El sensisble paladar de Roald Dahl

SABE BIEN

cedida

La gastronomía está en el corazón de la obra del escritor inglés, como demuestran su cuento «La cata» o el libro «Charlie y la fábrica de chocolate»

07 ago 2016 . Actualizado a las 05:20 h.

La información y el conocimiento contribuyen al disfrute. También en la gastronomía. Un vino que no hayamos probado antes o una nueva combinación de sabores pueden sorprendernos, pero una vez desaparece el efecto de la novedad, es lo que sabemos lo que sostiene y amplía el placer. Igual que podemos recordar unas vacaciones porque en ellas nos regalamos una maravillosa cena o señalamos una celebración familiar con un plato asociado a ella, también conocer ingredientes, variedades, lugares, elaboraciones, etimologías o productores van más allá de un sentido práctico y complementan nuestra experiencia.

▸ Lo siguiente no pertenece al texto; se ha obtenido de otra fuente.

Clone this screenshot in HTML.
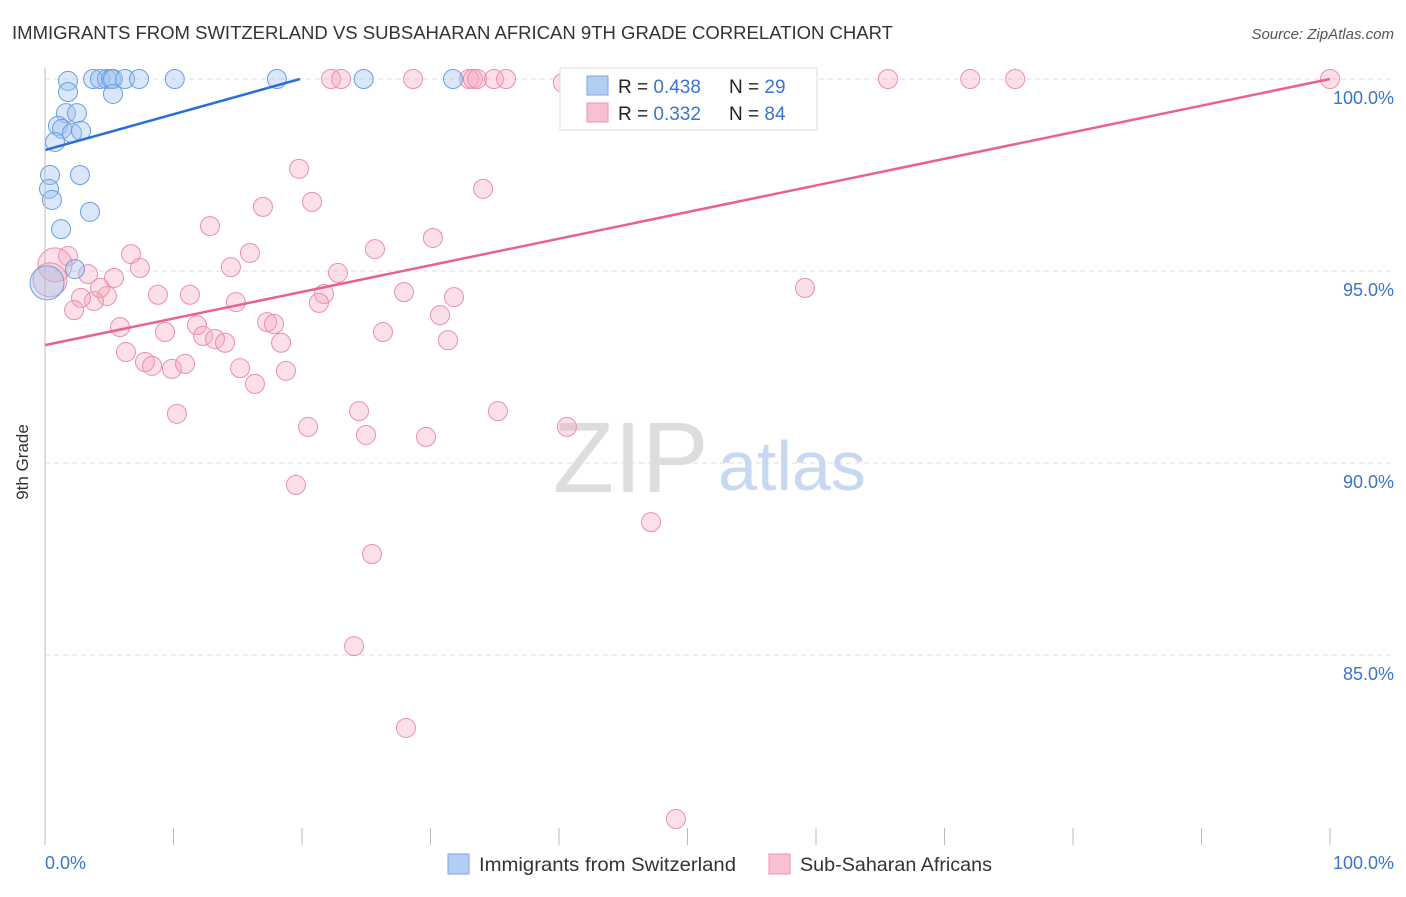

Son esos «conocimientos inútiles» sobre los que escribió Bertrand Russell y que tanto alabó y predicó con el ejemplo Álvaro Cunqueiro.

Claro que con estos conocimientos también se cometen excesos, tan nocivos como los de la dieta. Llevados al extremo hasta pueden amargarnos una comida o vino: ¿quién no se ha encontrado con un pedante que no solo parece saberlo todo sobre terroirs y añadas, sino que se empeña en restregárnoslo en la cara a la menor ocasión? Un tipo así es precisamente el protagonista del relato de Roald Dahl La cata (Nórdica): Richard Pratt, entendido en vinos, presidente de la sociedad Los epicúreos y el invitado maniático, que por exquisito que sea el festín con el que lo agasajan, siempre parece poca cosa a su paladar. Lo peor de gente así es que a veces los que están a su alrededor se contagian y eso es lo que ocurre con el anfitrión de la cena que ocupa La cata, Mike Schofield, a quien el esnobismo de Pratt lleva a una loca apuesta en torno a la capacidad de adivinar a ciegas un vino, su región e incluso su bodega de procedencia.

Maestro de la sátira

Maestro de la sátira y del humor negro, Dahl ridiculiza a quienes convierten una actividad sumamente placentera en una competición de egos. No podía ser de otra forma. Si hay un autor que ha diseccionado y expuesto las debilidades y presuntuosidades del ser humano, ese es Dahl. Incluso en sus muchos libros para niños: los avariciosos, los caprichosos, los descorteses siempre son los que salen malparados. Un buen ejemplo es uno de sus grandes clásicos infantiles que también tiene un talismán gastronómico en el corazón de su argumento, Charlie y la fábrica de chocolate. Dahl entendió como nadie la fascinación que el dulce puede ejercer en la niñez y la retrató como pocos: quizá porque nunca había dejado de conectar con la sensibilidad que se tiene a edades tempranas, quizá porque nunca dejó de comer chocolatinas; con los envoltorios plateados hizo una bola que aún puede verse en su casa museo.

Porque para Dahl, que habría cumplido cien años el próximo 13 de septiembre, el disfrute gastronómico no entendía ni de categorías ni de rangos, y un caramelo, en el momento adecuado, podía proporcionarle igual placer que una langosta. Lo reflejó en sus historias, además de en sus personalísimos libros de recetas.